Мне не удалось найти Фредерика Стара. Я познакомилась с сыном Багарози – помните? Давний мой агент. Уверяю Вас, скоро Вы получите от меня хорошие вести.

Представляете, Джонсон сказал, что я должна петь «Баттерфляй» и Дездемону в «Отелло». Упаси Господи!! Я обернулась и сказала: «Простите? Наверное, я ослышалась, потому что предлагать мне «Баттерфляй» просто глупо, при моем-то росте». Но, увы, я все прекрасно расслышала! Лучше заткнуться и вообще ничего никогда не петь, чем петь вот это вот. Ведь правда.

Потом он предложил мне выучить «Фиделио» по-английски – но я не хочу начинать с «Фиделио». И я права. Я надеюсь дебютировать, возможно, «Нормой», то есть тем, на чем я сделаю себе имя. Сделав себе имя, можно петь все что угодно. Но такое средненькое начало меня не устраивает. Скажите мне, права я или нет! Торопиться мне некуда. Отдых пойдет мне на пользу, я очень устала.

Слава Богу, с папой мы живем хорошо, он уже не знает, как выказать мне свою любовь, и вот сделал мне подарок: чудесную спальню. Я прямо как принцесса!

Господь все же помог мне, и теперь, когда мне так необходим покой, он у меня есть, равно как и все удобства. Я не особенно развлекаюсь, мне хочется, насколько это возможно, сохранить силы для торжественного момента. А мой долг – оберегать голос, доставшийся мне от Бога.

Помню, Вы однажды сказали мне: достигнув того, к чему стремишься (и лучше самых высот), ты сможешь задуматься о личной жизни. Моя жизнь на данный момент полностью посвящена строгому распорядку, которого требует пение. Клянусь.

Вы, должно быть, рады, что я так себя ощущаю, правда?

Моя дорогая, я оставлю Вас, потому что мне пора уходить, но я скоро еще напишу Вам. Только прошу Вас, ответьте – я буду так этому рада. Напишите мне все свои новости и поделитесь впечатлениями о том, что я рассказала. И не бойтесь меня задеть.

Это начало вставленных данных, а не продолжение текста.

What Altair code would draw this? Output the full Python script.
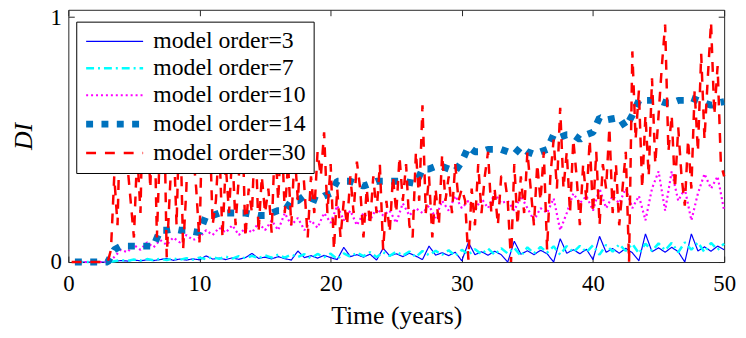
import altair as alt
import pandas as pd

# time grids (years)
TIME = [round(0.5 * k, 2) for k in range(1, 101)]
TIME_Q = [round(0.25 * k, 2) for k in range(1, 201)]

ORDERS = [3, 7, 10, 14, 30]
SERIES = ["model order=3", "model order=7", "model order=10",
          "model order=14", "model order=30"]
BREAKS = [5, 8.5, 12, 20]
COLORS = ["#0000FF", "#00FFFF", "#FF00FF", "#0072BD", "#FF0000"]
DASHES = [[1, 0], [8, 4, 2, 4], [2, 3], [7, 8.5], [10, 9]]
WIDTHS = [1.2, 2.5, 2.2, 7, 2.5]

ORDER3 = [0, 0, 0, 0, 0, 0, 0.003, 0.006, 0.004, 0.008,
          0.005, 0.009, 0.006, 0.01, 0.015, 0.007, 0.012, 0.008, 0.013, 0.009,
          0.025, 0.012, 0.016, 0.01, 0.017, 0.011, 0.018, 0.035, 0.015, 0.02,
          0.013, 0.022, 0.014, 0.008, 0.045, 0.018, 0.026, 0.016, 0.027, 0.018,
          0.01, 0.06, 0.022, 0.03, 0.02, 0.032, 0.008, 0.056, 0.025, 0.034,
          0.022, 0.036, 0.024, 0.01, 0.065, 0.028, 0.038, 0.026, 0.04, 0.005,
          0.08, 0.03, 0.042, 0.028, 0.044, 0.03, 0.0, 0.085, 0.032, 0.046,
          0.03, 0.048, 0.034, 0.0, 0.095, 0.036, 0.05, 0.034, 0.052, 0.01,
          0.105, 0.04, 0.055, 0.036, 0.056, 0.038, 0.005, 0.115, 0.042, 0.058,
          0.04, 0.06, 0.042, 0.0, 0.115, 0.045, 0.062, 0.044, 0.065, 0.05]

ORDER7 = [0, 0, 0, 0, 0, 0, 0.003, 0.008, 0.005, 0.01,
          0.006, 0.012, 0.007, 0.013, 0.008, 0.015, 0.009, 0.016, 0.01, 0.018,
          0.012, 0.02, 0.013, 0.022, 0.014, 0.024, 0.015, 0.025, 0.016, 0.027,
          0.018, 0.03, 0.018, 0.03, 0.02, 0.032, 0.015, 0.033, 0.02, 0.034,
          0.012, 0.035, 0.022, 0.038, 0.024, 0.04, 0.02, 0.04, 0.025, 0.042,
          0.026, 0.043, 0.02, 0.045, 0.028, 0.046, 0.03, 0.048, 0.025, 0.05,
          0.03, 0.052, 0.032, 0.055, 0.03, 0.056, 0.035, 0.058, 0.025, 0.06,
          0.035, 0.062, 0.038, 0.064, 0.03, 0.065, 0.04, 0.066, 0.04, 0.068,
          0.03, 0.07, 0.042, 0.072, 0.045, 0.074, 0.035, 0.075, 0.045, 0.076,
          0.048, 0.078, 0.04, 0.08, 0.05, 0.08, 0.04, 0.078, 0.05, 0.075]

ORDER10 = [0, 0, 0, 0, 0, 0, 0.02, 0.05, 0.04, 0.07,
           0.05, 0.08, 0.06, 0.09, 0.07, 0.1, 0.08, 0.11, 0.09, 0.1,
           0.13, 0.11, 0.14, 0.12, 0.15, 0.11, 0.14, 0.12, 0.16, 0.13,
           0.17, 0.13, 0.2, 0.15, 0.18, 0.13, 0.17, 0.14, 0.2, 0.16,
           0.23, 0.17, 0.21, 0.15, 0.2, 0.17, 0.22, 0.19, 0.21, 0.16,
           0.24, 0.19, 0.22, 0.2, 0.23, 0.18, 0.25, 0.21, 0.27, 0.22,
           0.25, 0.21, 0.26, 0.22, 0.28, 0.24, 0.25, 0.21, 0.27, 0.22,
           0.17, 0.22, 0.2, 0.26, 0.13, 0.2, 0.28, 0.24, 0.27, 0.21,
           0.3, 0.22, 0.27, 0.24, 0.3, 0.22, 0.27, 0.17, 0.3, 0.37,
           0.21, 0.37, 0.25, 0.3, 0.17, 0.28, 0.36, 0.3, 0.35, 0.21]

ORDER14 = [0, 0, 0, 0, 0, 0, 0.05, 0.065, 0.065, 0.065,
           0.065, 0.065, 0.065, 0.13, 0.13, 0.135, 0.13, 0.13, 0.125, 0.12,
           0.19, 0.19, 0.2, 0.2, 0.2, 0.2, 0.2, 0.195, 0.19, 0.19,
           0.2, 0.21, 0.21, 0.25, 0.25, 0.27, 0.26, 0.25, 0.27, 0.28,
           0.33, 0.33, 0.33, 0.32, 0.31, 0.32, 0.33, 0.33, 0.33, 0.33,
           0.33, 0.325, 0.32, 0.38, 0.38, 0.39, 0.39, 0.38, 0.37, 0.41,
           0.47, 0.45, 0.45, 0.46, 0.46, 0.46, 0.45, 0.44, 0.47, 0.45,
           0.44, 0.45, 0.46, 0.52, 0.51, 0.52, 0.52, 0.5, 0.52, 0.53,
           0.59, 0.58, 0.585, 0.59, 0.55, 0.6, 0.66, 0.66, 0.66, 0.66,
           0.65, 0.65, 0.66, 0.66, 0.67, 0.66, 0.65, 0.64, 0.65, 0.655]

# quarterly values, one row per year
ORDER30 = [0, 0, 0, 0,
           0, 0, 0, 0,
           0, 0, 0, 0,
           0.05, 0.35, 0.15, 0.7,
           0.9, 0.4, 0.25, 0.1,
           0.45, 0.2, 0.85, 0.6,
           0.3, 0.75, 0.1, 0.5,
           0.8, 0.02, 0.3, 0.55,
           0.15, 0.65, 0.05, 0.3,
           0.8, 0.45, 0.3, 0.08,
           0.7, 0.35, 0.6, 0.15,
           0.25, 0.5, 0.1, 0.4,
           0.2, 0.45, 0.15, 0.35,
           0.6, 0.1, 0.3, 0.2,
           0.55, 0.12, 0.35, 0.2,
           0.3, 0.12, 0.5, 0.25,
           0.55, 0.2, 0.4, 0.15,
           0.45, 0.25, 0.5, 0.3,
           0.1, 0.35, 0.2, 0.45,
           0.35, 0.53, 0.2, 0.4,
           0.05, 0.3, 0.1, 0.25,
           0.15, 0.35, 0.2, 0.41,
           0.3, 0.1, 0.3, 0.15,
           0.35, 0.2, 0.4, 0.05,
           0.25, 0.12, 0.35, 0.2,
           0.43, 0.25, 0.4, 0.15,
           0.1, 0.45, 0.25, 0.64,
           0.2, 0.35, 0.1, 0.3,
           0.15, 0.44, 0.25, 0.35,
           0.2, 0.4, 0.25, 0.3,
           0.25, 0.01, 0.3, 0.15,
           0.4, 0.2, 0.35, 0.45,
           0.2, 0.3, 0.15, 0.35,
           0.35, 0.25, 0.0, 0.4,
           0.15, 0.35, 0.2, 0.45,
           0.3, 0.15, 0.4, 0.25,
           0.45, 0.05, 0.35, 0.5,
           0.3, 0.63, 0.3, 0.45,
           0.2, 0.5, 0.35, 0.15,
           0.4, 0.25, 0.5, 0.2,
           0.45, 0.15, 0.4, 0.3,
           0.55, 0.2, 0.4, 0.15,
           0.3, 0.45, 0.0, 0.86,
           0.5, 0.7, 0.3, 0.6,
           0.35, 0.75, 0.4, 0.6,
           0.8, 0.97, 0.45, 0.6,
           0.3, 0.55, 0.35, 0.23,
           0.5, 0.3, 0.7, 0.45,
           0.85, 0.5, 0.75, 0.98,
           0.6, 0.8, 0.4, 0.35]

X_TICKS = [0, 10, 20, 30, 40, 50]
Y_TICKS = [0, 1]

FONT = "Liberation Serif"
FRAME = "#262626"

VALUES = [ORDER3, ORDER7, ORDER10, ORDER14, ORDER30]
GRIDS = [TIME, TIME, TIME, TIME, TIME_Q]

x_bottom = alt.Axis(values=X_TICKS, format="d", title="Time (years)", domain=False,
                    grid=False, tickSize=6, offset=-6, tickColor=FRAME,
                    labelPadding=11, labelFont=FONT, labelFontSize=23, labelFlush=False,
                    labelColor="black", titleFont=FONT, titleFontSize=26,
                    titleFontWeight="normal", titleColor="black", titlePadding=7)
y_left = alt.Axis(values=Y_TICKS, format="d", title="DI", domain=False, grid=False,
                  tickSize=6, offset=-6, tickColor=FRAME, labelPadding=7,
                  labelFont=FONT, labelFontSize=23, labelColor="black", labelFlush=False,
                  titleFont=FONT, titleFontSize=26, titleFontWeight="normal",
                  titleFontStyle="italic", titleColor="black", titlePadding=14)
x_top = alt.Axis(orient="top", values=X_TICKS, labels=False, title=None, domain=False,
                 grid=False, tickSize=6, offset=-6, tickColor=FRAME)
y_right = alt.Axis(orient="right", values=Y_TICKS, labels=False, title=None,
                   domain=False, grid=False, tickSize=6, offset=-6, tickColor=FRAME)

names_js = "[" + ",".join("'%s'" % s for s in SERIES) + "]"
legend = alt.Legend(title=None, type="symbol", labelExpr="%s[datum.index]" % names_js)

layers = []
for i, (order, grid, vals) in enumerate(zip(ORDERS, GRIDS, VALUES)):
    df = pd.DataFrame({"t": grid, "DI": vals, "order": [order] * len(grid)})
    if i == 0:
        xa, ya = x_bottom, y_left
    elif i == 1:
        xa, ya = x_top, y_right
    else:
        xa, ya = None, None
    layer = alt.Chart(df).mark_line(strokeCap="butt", strokeJoin="bevel").encode(
        x=alt.X("t:Q", scale=alt.Scale(domain=[0, 50], nice=False, zero=False), axis=xa),
        y=alt.Y("DI:Q", scale=alt.Scale(domain=[0, 1.03], nice=False), axis=ya),
        color=alt.Color("order:Q", scale=alt.Scale(type="threshold", domain=BREAKS,
                                                   range=COLORS), legend=legend),
        strokeDash=alt.StrokeDash("order:Q", scale=alt.Scale(type="threshold", domain=BREAKS,
                                                             range=DASHES), legend=legend),
        strokeWidth=alt.StrokeWidth("order:Q", scale=alt.Scale(type="threshold", domain=BREAKS,
                                                               range=WIDTHS), legend=legend),
    )
    layers.append(layer)

chart = alt.layer(*layers).resolve_axis(x="independent", y="independent").properties(
    width=663, height=255,
    padding={"left": 61, "top": 0, "right": 14, "bottom": 75},
    autosize="none",
).configure_view(stroke=FRAME, strokeWidth=1).configure_legend(
    orient="none", legendX=8, legendY=12, fillColor="white", strokeColor="black",
    padding=8, symbolType="M-3.6,0H3.6", symbolSize=256, symbolOffset=18.8,
    labelFont=FONT, labelFontSize=24, labelColor="black", labelOffset=27,
    rowPadding=3.2, cornerRadius=0, labelLimit=400,
)

chart.save("out.html", embed_options={"renderer": "svg", "actions": False})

Я жду от Вас письма как можно скорее и надеюсь, что Вы пребываете в добром здравии и настроении.

Надеюсь, Вы думаете обо мне.

Всегда ВашаМария.

1947

Эдди Багарози[54] – по-английски


Среда, 20 августа 1947 г.


Дорогой Эдди!

Сегодня утром, по прошествии двух месяцев, мы наконец получили от тебя письмо. Конечно, «мы» – ведь мы с Луизой уже почти слились воедино. Я была просто счастлива узнать, что ты избавился от всех своих проблем, Эдди, я искренне желаю тебе всего самого наилучшего – я всегда этого желала и всегда буду желать – несмотря на тот факт, что ты никогда этого не понимал.

Я знаю, ты жалуешься, что я не пишу, мой дорогой, и ты наверняка прав, но ты так и не догадался, что на то есть свои причины. Вообще-то, я начала писать тебе длинное прекрасное письмо, со всеми новостями, но по причинам, которые ты поймешь позже, порвала его и решила не писать. Но это вовсе не означает «с глаз долой, из сердца вон»! Я отказываюсь с этим смиряться и прошу тебя никогда этому не верить, даже если все тебе говорят обратное – вот и все, я знаю, ты достаточно умен, чтобы читать между строк.